Chase Discovered in February a Data Breach Dating to 2021, Alleges Class Action
J.P. Morgan Chase failed to properly secure the personally identifiable information (PII) of its clients’ employees in a data breach that occurred in 2021 but wasn’t discovered until February of this year, alleged a class action Friday (docket 1:24-cv-03438) in U.S. District Court for Southern New York.
The breach occurred Aug. 26, 2021, and was discovered Feb. 26, said a data breach notification on the Maine Attorney General’s website. Some 452,000 individuals were affected, said the site.

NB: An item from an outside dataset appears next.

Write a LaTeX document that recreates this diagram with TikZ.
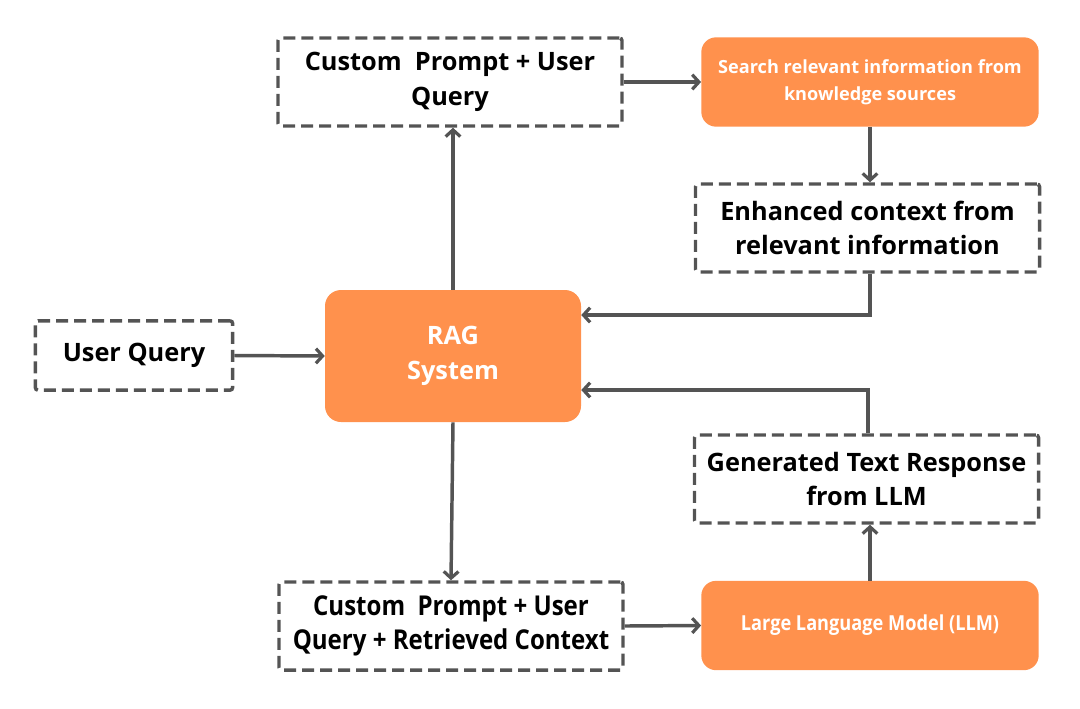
\documentclass[tikz,border=0pt]{standalone}
\usepackage{fontspec}
\setmainfont{Open Sans}
\newfontfamily\narrowfont[FakeStretch=0.88]{Open Sans}
\usepackage{tikz}
\usetikzlibrary{arrows.meta,positioning,calc}
\definecolor{ragorange}{RGB}{255,145,77}
\definecolor{linegrey}{RGB}{84,84,84}

\begin{document}
\begin{tikzpicture}[
    x=0.75pt, y=-0.75pt,
    box/.style={rectangle, draw=linegrey, line width=2.6pt, dash pattern=on 9pt off 4.5pt, rounded corners=2pt, align=center, inner sep=0pt, font=\bfseries\fontsize{19}{26}\selectfont},
    orng/.style={rectangle, fill=ragorange, rounded corners=11pt, align=center, inner sep=0pt, text=white, font=\bfseries\fontsize{13.6}{20}\selectfont},
    arrow/.style={-{Straight Barb[length=5pt,width=11pt,line width=2.4pt]}, line width=2.6pt, draw=linegrey}
]
    \useasboundingbox (0,0) rectangle (1080,708);

    \node[box, minimum width=258pt, minimum height=66pt] (prompt) at (450,82) {Custom\ \ Prompt + User\\Query};
    \node[orng, minimum width=253pt, minimum height=67pt] (search) at (870,82) {Search relevant information from\\knowledge sources};
    \node[box, minimum width=258pt, minimum height=66pt] (context) at (867.5,228) {Enhanced context from\\relevant information};
    \node[orng, rounded corners=12pt, minimum width=192pt, minimum height=99pt, font=\bfseries\fontsize{19}{26}\selectfont] (rag) at (453,356) {RAG\\System};
    \node[box, minimum width=148pt, minimum height=52pt] (query) at (134,355.5) {User Query};
    \node[box, minimum width=258pt, minimum height=66pt] (response) at (866.5,479) {Generated Text Response\\from LLM};
    \node[box, minimum width=258pt, minimum height=66pt, font=\narrowfont\bfseries\fontsize{20.5}{26}\selectfont] (augm) at (451,626) {Custom\ \ Prompt + User\\Query + Retrieved Context};
    \node[orng, minimum width=253pt, minimum height=67pt, font=\narrowfont\bfseries\fontsize{15.5}{20}\selectfont] (llm) at (870,625.5) {Large Language Model (LLM)};

    \draw[arrow] (rag.north) -- (rag.north |- prompt.south);
    \draw[arrow] (prompt.east) -- (search.west);
    \draw[arrow] (search.south) -- (search.south |- context.north);
    \draw[arrow] ([xshift=2pt]context.south) |- ([yshift=30.75pt]rag.east);
    \draw[arrow] ([xshift=1pt]response.north) |- ([yshift=-25.5pt]rag.east);
    \draw[arrow] (query.east) -- (rag.west);
    \draw[arrow] (rag.south) -- (augm.north);
    \draw[arrow] (augm.east) -- (llm.west);
    \draw[arrow] (llm.north) -- (llm.north |- response.south);
\end{tikzpicture}
\end{document}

Benjamin Valentine, a resident of Massapequa Park, New York, received a notice dated April 18 informing him and other breach victims that Chase learned of a “software issue that caused certain reports run by three authorized system users to include plan participant information that they were not entitled to see, including yours." The three users were employed by Chase customers or their agents, it said, and ran a “limited number of reports between Aug. 26, 2021 and Feb. 23, 2024,” with information including name, address, Social Security number, payment and deduction amounts, plus bank routing and account numbers for people who had set up direct deposits, the complaint said.
The notice letter didn’t include the root cause of the data breach, the vulnerabilities exploited or “the remedial measures undertaken to ensure such a breach does not occur again,” the complaint said. Those details still haven’t been explained or clarified to Valentine or class members, it said. Chase failed to specify whether it undertook efforts to contact class members whose data was accessed and acquired in the breach, whether any of them suffered misuse of their data, whether Chase was interested in hearing about any misuse of data, or whether it had set up a means of reporting misuse, the complaint said.
The financial services company didn’t use reasonable security procedures and practices appropriate to the nature of the sensitive information it was maintaining for Valentine and class members, such as encrypting or deleting it when it was no longer needed, said the complaint. As a result, Valentine and class members face “years of constant surveillance of their financial and personal records, monitoring, and loss of rights,” the complaint said. The class will continue to incur such damages “in addition to any fraudulent use of their PII,” it said.
Chase’s notice letter had two full pages of additional steps class members could take to help protect themselves, such as placing fraud alerts and security freezes on their accounts “and contacting government agencies,” said the complaint. The defendant offered two years of Experian IdentityWorks identity theft protection service.
As a result of the data breach, Valentine suffered invasion of privacy; theft of his PII; loss or diminished value of his PII; lost time and opportunity costs associated with trying to mitigate consequences; lost opportunity costs; statutory and nominal damages; and continued and increased risk to his PII. His PII remains “unencrypted and available for unauthorized third parties to access and abuse,” backed up in Chase’s possession, and “subject to further unauthorized disclosures” as long as the defendant fails to take measures to protect it, alleged the complaint.
Valentine asserts claims of negligence, breach of third-party beneficiary contract, unjust enrichment, and violation of the New York Deceptive Trade Practices Act. He requests orders requiring Chase to protect his and class members’ interests; to maintain a comprehensive information security program; and to create firewalls and controls. He seeks actual, nominal, consequential and punitive damages; attorneys’ fees and costs; plus prejudgment interest.